Thursday, June 7, 2007

week three: depth of field assignment

I went to the Lincoln Park Conservatory with someone from class. We shot for about an hour and a half, trying to get good examples of different depths of field.

It's easier to take pictures of plants than people since they stay pretty still, but I struggled to take a photo that I liked. It all looked a little hallmark-ish until I started looking at the plants a bit more closely. I tried to capture the textures I saw on the bark of the different kinds of trees and vines.
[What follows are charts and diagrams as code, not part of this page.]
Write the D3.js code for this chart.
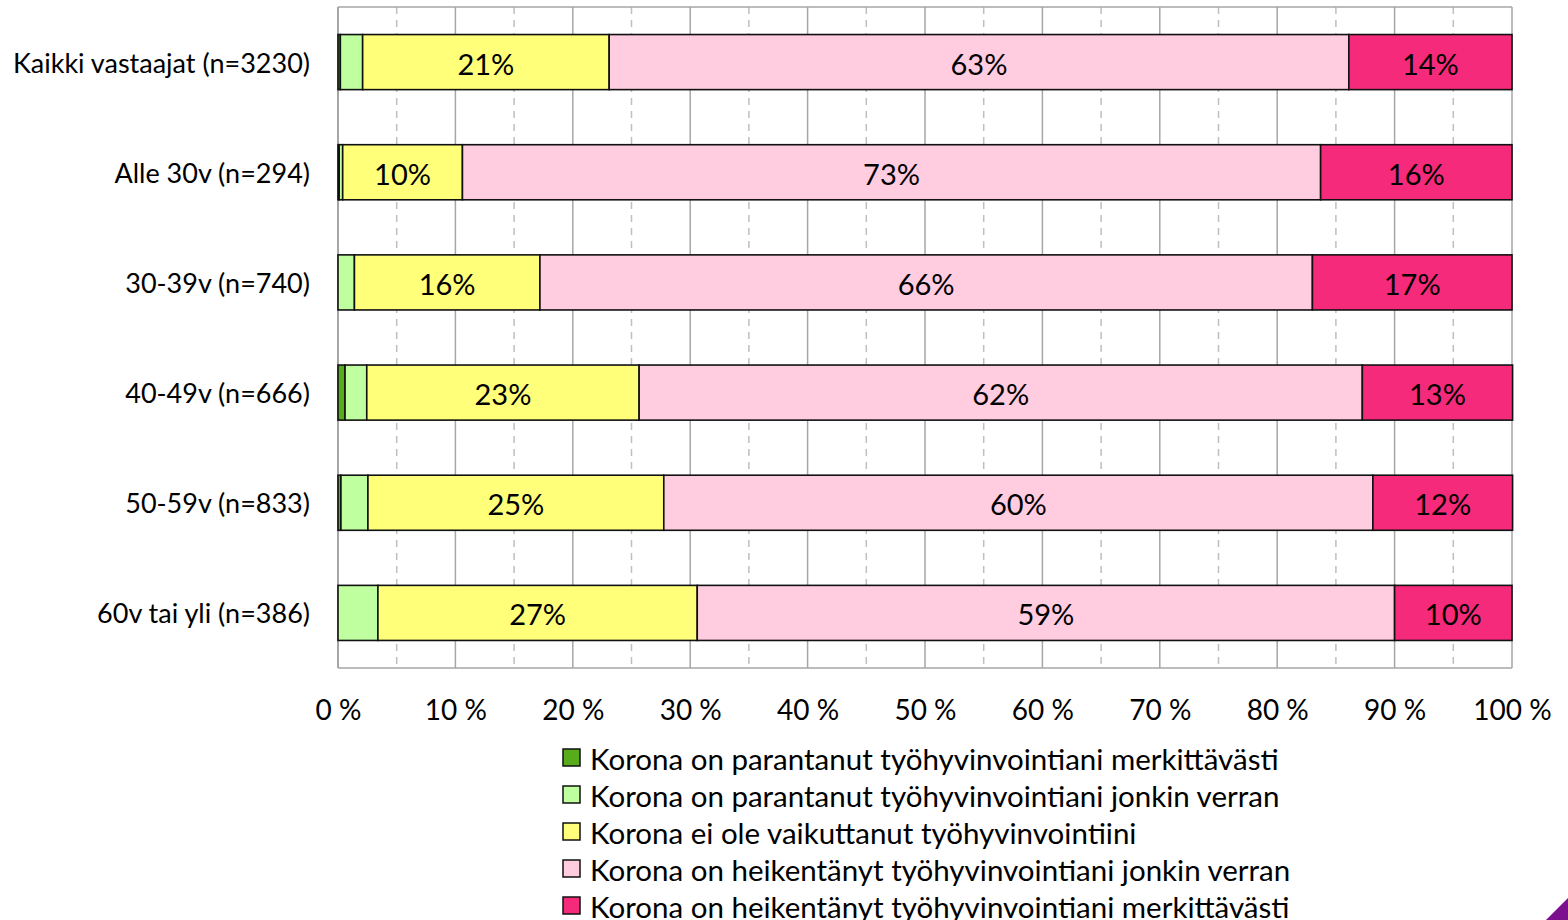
<!DOCTYPE html>
<html><head><meta charset="utf-8">
<script src="https://cdn.jsdelivr.net/npm/d3@7"></script>
<style>
html,body{margin:0;padding:0;background:#fff;}
svg{display:block;font-family:Lato, "Open Sans", sans-serif;}
</style></head>
<body><svg id="c" width="1568" height="920"></svg>
<script>
const categories = ["Kaikki vastaajat (n=3230)","Alle 30v (n=294)","30-39v (n=740)","40-49v (n=666)","50-59v (n=833)","60v tai yli (n=386)"];
const seriesNames = [
  "Korona on parantanut työhyvinvointiani merkittävästi",
  "Korona on parantanut työhyvinvointiani jonkin verran",
  "Korona ei ole vaikuttanut työhyvinvointiini",
  "Korona on heikentänyt työhyvinvointiani jonkin verran",
  "Korona on heikentänyt työhyvinvointiani merkittävästi"
];
const paransiMerk  = [0.2, 0.1, 0.0, 0.6, 0.25, 0.0];
const paransiJonk  = [1.9, 0.3, 1.4, 1.85, 2.3, 3.4];
const eiVaik       = [21.0, 10.2, 15.8, 23.2, 25.2, 27.2];
const heikJonk     = [63.0, 73.1, 65.8, 61.6, 60.4, 59.4];
const heikMerk     = [13.9, 16.3, 17.0, 12.8, 11.9, 10.0];
const tickLabels = ["0 %","10 %","20 %","30 %","40 %","50 %","60 %","70 %","80 %","90 %","100 %"];
const colors = ["#58AC1C","#C0FFA0","#FFFF7A","#FFCCE0","#F52A7A"];

const series = [paransiMerk, paransiJonk, eiVaik, heikJonk, heikMerk];
const rows = categories.map((c,i)=>{
  const o={cat:c}; series.forEach((s,k)=>o["s"+k]=s[i]); return o;
});
const keys = series.map((s,k)=>"s"+k);
const stacked = d3.stack().keys(keys)(rows);

const svg = d3.select("#c");
const L=338, R=1512, T=7, B=668;
const x = d3.scaleLinear().domain([0,100]).range([L,R]);
const y = d3.scaleBand().domain(categories).range([T,B]).paddingInner(0.5).paddingOuter(0.25);

// grid
const g = svg.append("g");
g.selectAll("line.minor").data(d3.range(5,100,10)).join("line")
  .attr("x1",d=>x(d)).attr("x2",d=>x(d)).attr("y1",T).attr("y2",B)
  .attr("stroke","#BFBFBF").attr("stroke-width",1.5).attr("stroke-dasharray","7,6");
g.selectAll("line.major").data(d3.range(10,101,10)).join("line")
  .attr("x1",d=>x(d)).attr("x2",d=>x(d)).attr("y1",T).attr("y2",B)
  .attr("stroke","#A6A6A6").attr("stroke-width",1.5);
g.append("line").attr("x1",L).attr("x2",R).attr("y1",T).attr("y2",T).attr("stroke","#A6A6A6").attr("stroke-width",1.5);
g.append("line").attr("x1",L).attr("x2",R).attr("y1",B).attr("y2",B).attr("stroke","#A6A6A6").attr("stroke-width",1.5);
g.append("line").attr("x1",L).attr("x2",L).attr("y1",T).attr("y2",B).attr("stroke","#A6A6A6").attr("stroke-width",2);

// bars
const layers = svg.append("g").selectAll("g").data(stacked).join("g").attr("fill",(d,i)=>colors[i]);
layers.selectAll("rect").data(d=>d.filter(p=>p[1]-p[0]>0)).join("rect")
  .attr("x",d=>x(d[0])).attr("width",d=>x(d[1])-x(d[0]))
  .attr("y",d=>y(d.data.cat)).attr("height",y.bandwidth())
  .attr("stroke","#111").attr("stroke-width",1.6);

// labels
const fmt = v=>Math.round(v)+"%";
layers.selectAll("text").data(d=>d.filter(p=>p[1]-p[0]>=5)).join("text")
  .attr("x",d=>(x(d[0])+x(d[1]))/2).attr("y",d=>y(d.data.cat)+y.bandwidth()/2+1)
  .attr("text-anchor","middle").attr("dominant-baseline","central")
  .attr("font-size",29).attr("fill","#000")
  .text(d=>fmt(d[1]-d[0]));

// y labels
svg.append("g").selectAll("text").data(categories).join("text")
  .attr("x",310).attr("y",d=>y(d)+y.bandwidth()/2)
  .attr("text-anchor","end").attr("dominant-baseline","central")
  .attr("font-size",27).attr("fill","#000").text(d=>d);

// x axis
const xAxis = d3.axisBottom(x).tickValues(d3.range(0,101,10)).tickSize(0).tickFormat((d,i)=>tickLabels[i]);
const ax = svg.append("g").attr("transform",`translate(0,${B})`).call(xAxis);
ax.select(".domain").remove();
ax.selectAll("text").attr("font-size",28).attr("font-family","Lato, sans-serif").attr("fill","#000").attr("dy",0).attr("y",52);

// legend
const lg = svg.append("g").selectAll("g").data(seriesNames).join("g")
  .attr("transform",(d,i)=>`translate(563,${758+i*37})`);
lg.append("rect").attr("x",0).attr("y",-9).attr("width",17).attr("height",17)
  .attr("fill",(d,i)=>colors[i]).attr("stroke","#111").attr("stroke-width",1.5);
lg.append("text").attr("x",27).attr("y",0).attr("dominant-baseline","central")
  .attr("font-size",29.5).attr("fill","#000").text(d=>d);

// corner decoration
svg.append("path").attr("d","M1568,898 L1568,920 L1546,920 Z").attr("fill","#7B0F8E");
</script></body></html>
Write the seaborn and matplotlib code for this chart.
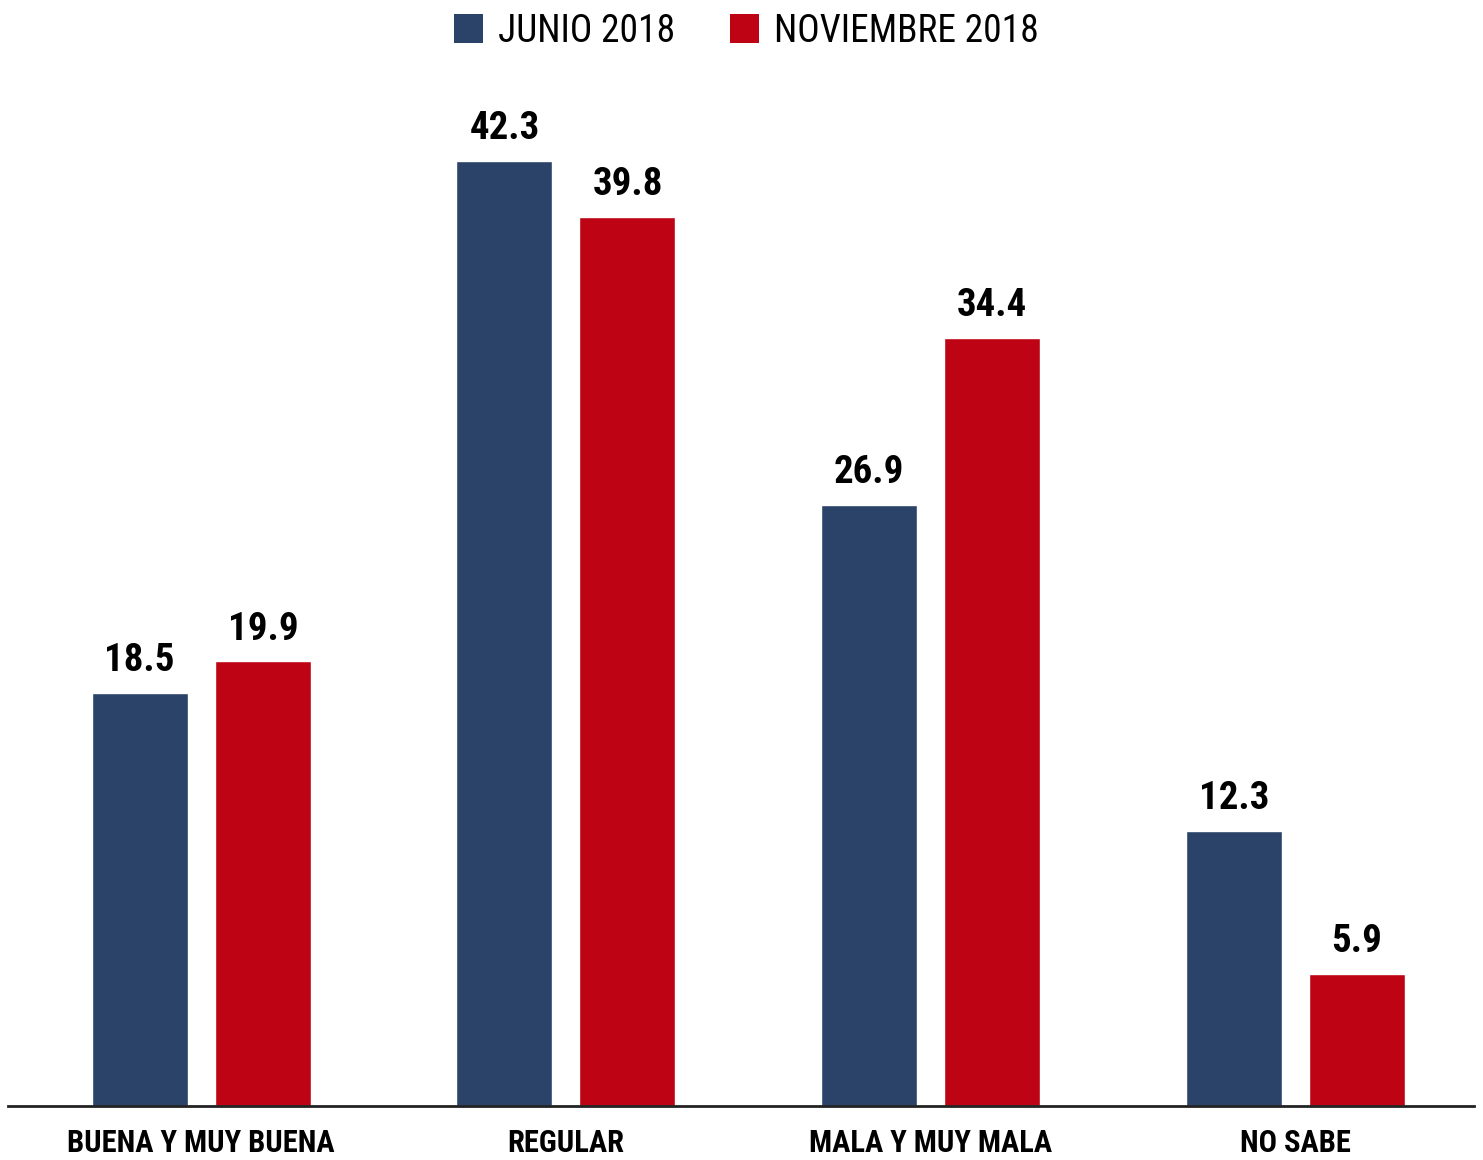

A (fellow CPCer) wasn't too excited about what she shot, but I think she's just a little hard on herself. We did get some good examples of depth of field.

We think.

Here are a few of my favorite photos from our shoot:

[shallow depth of field]


[greater depth of field]


[extremely shallow depth of field]


[shallow depth of field]

week three

Tonight we learned about making proof sheets for our photos. We went up into the lab and figured out how to use the printers and talked about Tree House (the upstairs lab at CPC) etiquette. We'll be using the lab once a week to work on and print images.

Some of the people in class aren't that comfortable with computers (and for us Mac users, the PCs required a refresher), but by the end of the lab session, we'd basically got the naming, indexing, and archiving processes down.

This week we're shooting photos that explore depth of field choices. I've never been to the Lincoln Park Conservatory, so I am thinking I'll go there to shoot.

week two: motion assignment

I was out in Seattle this past weekend for a wedding, so I took a walk by myself around downtown and looked for motion. Birds were mentioned as being illegal subjects for this assignment (because they are small and composition tends to go out the window when you're shooting something that fast-moving), but I couldn't resist taking a few photos of a pigeon building a nest in the sign for an old ramshackle hotel.

One thing I hadn't realized was how many photos I'd have to take to get the photo I wanted. I have a whole card filled with these pigeons. And I'm still not quite sure whether the blurring I captured was due to motion, and not to the subject being out of focus.

[stopped motion]


[pigeon out of focus]


[some motion blurring]

week two

Tonight we learned about shutter speed and how to use the length of time the shutter is open to get different results. This week we'll be trying to stop motion and show motion (as a blur).

A few of the students went out after class and I joined them. When I carry my camera, everything looks like a good photo op.

Here a two shots I took while we were hanging out:



week one: 512MB assigment

I went to Forest Home Cemetary to take some photos for our first assignment. It had just rained and so I slogged through the mud and around the gravestones hoping to find interesting angles and perspectives. I felt a little uncomfortable when a funeral procession went by and I was snapping photos of old grave headstones.